----- RECORD EXCERPTS -----
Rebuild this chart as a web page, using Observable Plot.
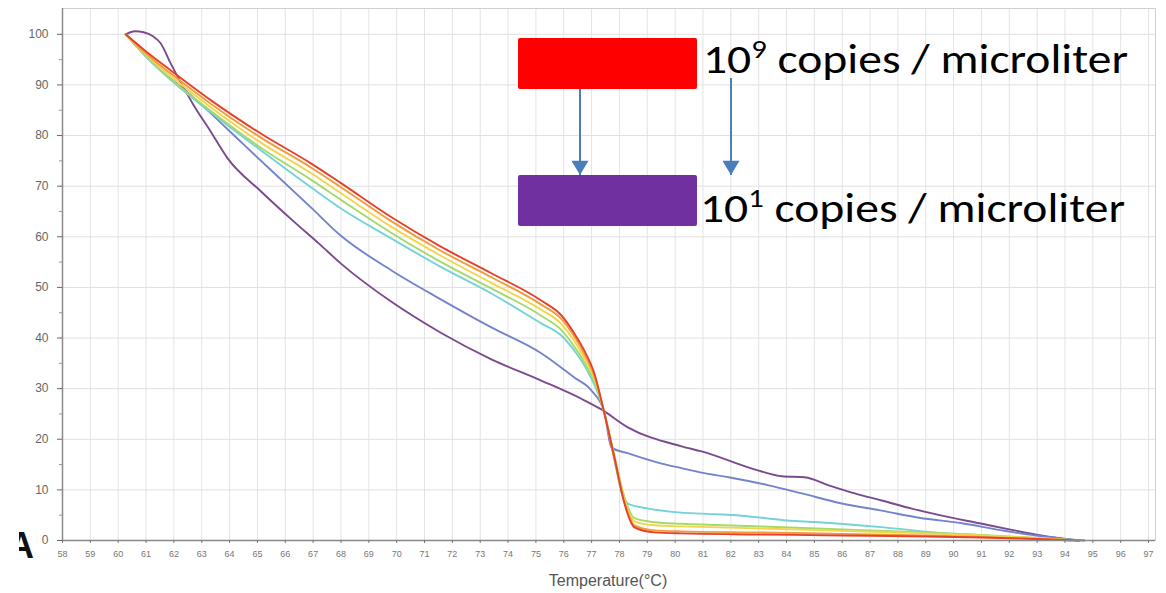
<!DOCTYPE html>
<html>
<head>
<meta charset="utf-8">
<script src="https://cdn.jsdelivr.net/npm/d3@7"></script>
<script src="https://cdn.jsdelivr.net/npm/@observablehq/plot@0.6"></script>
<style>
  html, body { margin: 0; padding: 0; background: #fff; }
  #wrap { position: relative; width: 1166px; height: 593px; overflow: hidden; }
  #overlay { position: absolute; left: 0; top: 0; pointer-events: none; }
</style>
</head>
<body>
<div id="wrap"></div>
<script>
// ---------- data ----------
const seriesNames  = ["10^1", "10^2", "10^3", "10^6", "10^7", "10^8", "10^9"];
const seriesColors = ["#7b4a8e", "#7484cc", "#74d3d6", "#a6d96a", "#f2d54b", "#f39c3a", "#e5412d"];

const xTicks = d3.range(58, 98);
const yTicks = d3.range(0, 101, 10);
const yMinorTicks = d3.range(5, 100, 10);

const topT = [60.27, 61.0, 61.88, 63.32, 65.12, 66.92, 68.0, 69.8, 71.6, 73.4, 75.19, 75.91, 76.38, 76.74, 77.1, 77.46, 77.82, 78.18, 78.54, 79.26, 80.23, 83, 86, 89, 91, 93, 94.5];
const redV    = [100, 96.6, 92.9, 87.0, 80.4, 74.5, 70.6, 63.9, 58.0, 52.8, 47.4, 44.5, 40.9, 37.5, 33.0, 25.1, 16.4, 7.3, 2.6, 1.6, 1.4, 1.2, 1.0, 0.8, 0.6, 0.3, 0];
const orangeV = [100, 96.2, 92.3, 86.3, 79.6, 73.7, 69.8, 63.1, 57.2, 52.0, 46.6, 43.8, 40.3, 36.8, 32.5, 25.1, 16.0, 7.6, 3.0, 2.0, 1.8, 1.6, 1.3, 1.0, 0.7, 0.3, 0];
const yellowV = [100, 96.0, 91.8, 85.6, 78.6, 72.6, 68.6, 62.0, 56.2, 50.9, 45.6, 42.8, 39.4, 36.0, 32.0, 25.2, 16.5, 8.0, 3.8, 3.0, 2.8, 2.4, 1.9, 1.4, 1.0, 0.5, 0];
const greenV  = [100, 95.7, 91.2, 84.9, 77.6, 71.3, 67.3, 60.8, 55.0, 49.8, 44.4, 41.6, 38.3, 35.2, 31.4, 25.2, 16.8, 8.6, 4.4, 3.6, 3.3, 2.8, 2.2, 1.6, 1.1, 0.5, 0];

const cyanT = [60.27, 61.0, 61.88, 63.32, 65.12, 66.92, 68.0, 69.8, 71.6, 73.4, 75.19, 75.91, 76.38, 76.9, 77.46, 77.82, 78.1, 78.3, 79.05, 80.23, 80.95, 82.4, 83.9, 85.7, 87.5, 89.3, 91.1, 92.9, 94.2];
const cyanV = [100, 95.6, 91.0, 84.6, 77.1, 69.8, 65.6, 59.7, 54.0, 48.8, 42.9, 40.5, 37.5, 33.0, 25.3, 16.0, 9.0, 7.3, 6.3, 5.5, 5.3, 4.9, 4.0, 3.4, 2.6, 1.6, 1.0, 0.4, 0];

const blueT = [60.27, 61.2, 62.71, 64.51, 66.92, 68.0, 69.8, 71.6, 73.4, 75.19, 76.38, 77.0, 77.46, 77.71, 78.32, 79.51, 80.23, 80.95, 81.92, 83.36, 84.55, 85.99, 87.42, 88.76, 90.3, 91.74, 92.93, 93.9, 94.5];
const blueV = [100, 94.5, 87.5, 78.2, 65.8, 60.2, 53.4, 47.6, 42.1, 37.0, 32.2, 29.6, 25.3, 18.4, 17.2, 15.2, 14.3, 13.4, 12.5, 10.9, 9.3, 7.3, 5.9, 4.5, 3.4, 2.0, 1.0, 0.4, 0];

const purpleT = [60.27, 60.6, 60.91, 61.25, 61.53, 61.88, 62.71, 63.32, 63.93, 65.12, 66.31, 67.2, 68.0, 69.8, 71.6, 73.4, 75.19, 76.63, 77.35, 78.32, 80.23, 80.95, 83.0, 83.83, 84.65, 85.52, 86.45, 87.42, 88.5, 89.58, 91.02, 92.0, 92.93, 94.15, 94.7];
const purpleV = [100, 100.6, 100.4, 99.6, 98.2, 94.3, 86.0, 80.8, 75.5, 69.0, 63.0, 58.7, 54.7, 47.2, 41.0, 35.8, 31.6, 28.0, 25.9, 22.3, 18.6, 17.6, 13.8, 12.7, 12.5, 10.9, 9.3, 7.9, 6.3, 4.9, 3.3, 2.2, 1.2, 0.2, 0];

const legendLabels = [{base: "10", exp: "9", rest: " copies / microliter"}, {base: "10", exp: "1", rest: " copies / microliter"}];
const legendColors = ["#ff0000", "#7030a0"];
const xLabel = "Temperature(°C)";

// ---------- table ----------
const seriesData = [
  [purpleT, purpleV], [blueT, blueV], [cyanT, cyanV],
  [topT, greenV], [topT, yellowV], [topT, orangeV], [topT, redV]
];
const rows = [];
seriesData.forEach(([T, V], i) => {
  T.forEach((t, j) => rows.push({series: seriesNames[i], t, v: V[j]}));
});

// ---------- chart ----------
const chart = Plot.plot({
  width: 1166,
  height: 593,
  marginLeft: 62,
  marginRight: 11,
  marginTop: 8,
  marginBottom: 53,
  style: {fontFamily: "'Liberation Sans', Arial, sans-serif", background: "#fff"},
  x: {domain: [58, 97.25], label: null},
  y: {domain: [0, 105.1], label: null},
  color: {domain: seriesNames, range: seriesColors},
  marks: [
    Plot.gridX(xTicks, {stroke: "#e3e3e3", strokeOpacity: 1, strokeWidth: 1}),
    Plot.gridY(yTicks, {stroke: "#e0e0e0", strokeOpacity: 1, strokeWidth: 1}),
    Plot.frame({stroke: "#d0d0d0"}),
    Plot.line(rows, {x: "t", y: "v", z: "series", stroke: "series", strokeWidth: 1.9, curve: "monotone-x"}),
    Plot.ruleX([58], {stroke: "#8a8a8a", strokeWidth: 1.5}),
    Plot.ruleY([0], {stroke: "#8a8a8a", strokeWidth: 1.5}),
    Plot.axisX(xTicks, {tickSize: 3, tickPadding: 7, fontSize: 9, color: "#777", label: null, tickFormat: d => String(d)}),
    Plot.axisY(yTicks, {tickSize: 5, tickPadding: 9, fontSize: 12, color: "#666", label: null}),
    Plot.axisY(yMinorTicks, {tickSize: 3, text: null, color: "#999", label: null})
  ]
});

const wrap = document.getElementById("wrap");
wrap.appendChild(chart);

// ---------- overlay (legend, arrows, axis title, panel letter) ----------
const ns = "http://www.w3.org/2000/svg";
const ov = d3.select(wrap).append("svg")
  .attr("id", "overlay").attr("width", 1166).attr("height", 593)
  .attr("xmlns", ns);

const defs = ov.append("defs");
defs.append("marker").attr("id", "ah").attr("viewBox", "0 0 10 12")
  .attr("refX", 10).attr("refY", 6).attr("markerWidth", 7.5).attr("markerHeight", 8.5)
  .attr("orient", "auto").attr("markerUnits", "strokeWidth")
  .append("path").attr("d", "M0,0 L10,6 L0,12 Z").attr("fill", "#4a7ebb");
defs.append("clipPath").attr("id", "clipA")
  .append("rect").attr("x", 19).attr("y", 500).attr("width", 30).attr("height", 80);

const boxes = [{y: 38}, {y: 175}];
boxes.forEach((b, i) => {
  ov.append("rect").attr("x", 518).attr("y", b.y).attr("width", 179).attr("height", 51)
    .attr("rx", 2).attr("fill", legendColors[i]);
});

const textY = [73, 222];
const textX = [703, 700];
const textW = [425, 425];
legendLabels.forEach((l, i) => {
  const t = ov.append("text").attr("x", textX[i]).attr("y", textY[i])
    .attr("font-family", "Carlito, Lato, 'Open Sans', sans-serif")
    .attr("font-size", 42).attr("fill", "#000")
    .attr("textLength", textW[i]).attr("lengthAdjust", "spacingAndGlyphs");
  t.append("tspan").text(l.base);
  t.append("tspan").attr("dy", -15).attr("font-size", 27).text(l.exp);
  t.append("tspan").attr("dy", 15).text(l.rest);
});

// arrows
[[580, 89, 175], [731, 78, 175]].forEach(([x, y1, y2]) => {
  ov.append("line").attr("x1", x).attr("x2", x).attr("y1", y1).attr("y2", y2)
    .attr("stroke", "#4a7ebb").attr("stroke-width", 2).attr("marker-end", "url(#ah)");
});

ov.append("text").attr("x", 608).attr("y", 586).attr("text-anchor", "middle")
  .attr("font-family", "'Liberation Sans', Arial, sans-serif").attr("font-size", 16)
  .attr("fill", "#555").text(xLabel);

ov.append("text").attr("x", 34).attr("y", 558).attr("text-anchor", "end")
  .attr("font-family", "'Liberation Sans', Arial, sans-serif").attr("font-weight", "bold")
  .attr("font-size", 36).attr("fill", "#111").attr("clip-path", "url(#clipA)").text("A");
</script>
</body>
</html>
-----
----- RECORD EXCERPTS -----
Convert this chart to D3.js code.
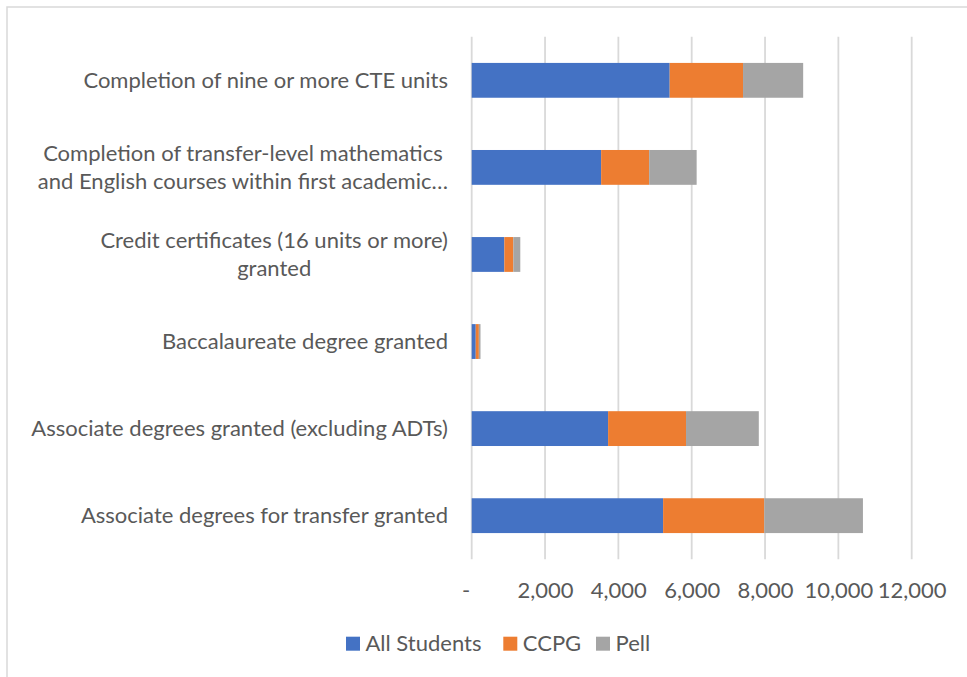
-----
----- RECORD EXCERPTS -----
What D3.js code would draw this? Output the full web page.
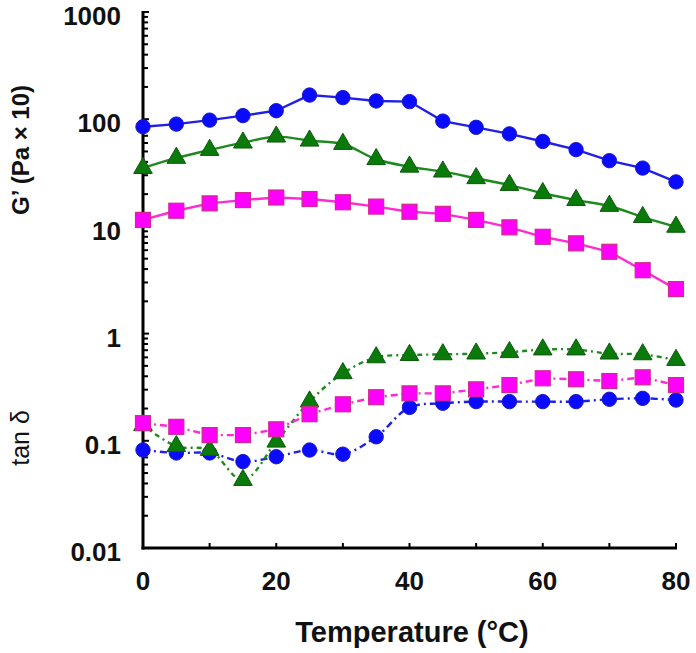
-----
INSTRUCTION -
Using the records above, pull out each line where the word "chart" occurs.

EXERCISE RESULT -
Rebuild this chart as a web page, using Observable Plot.
// ---------- chart ----------
const chart = Plot.plot({
wrap.appendChild(chart);
Convert this chart to D3.js code.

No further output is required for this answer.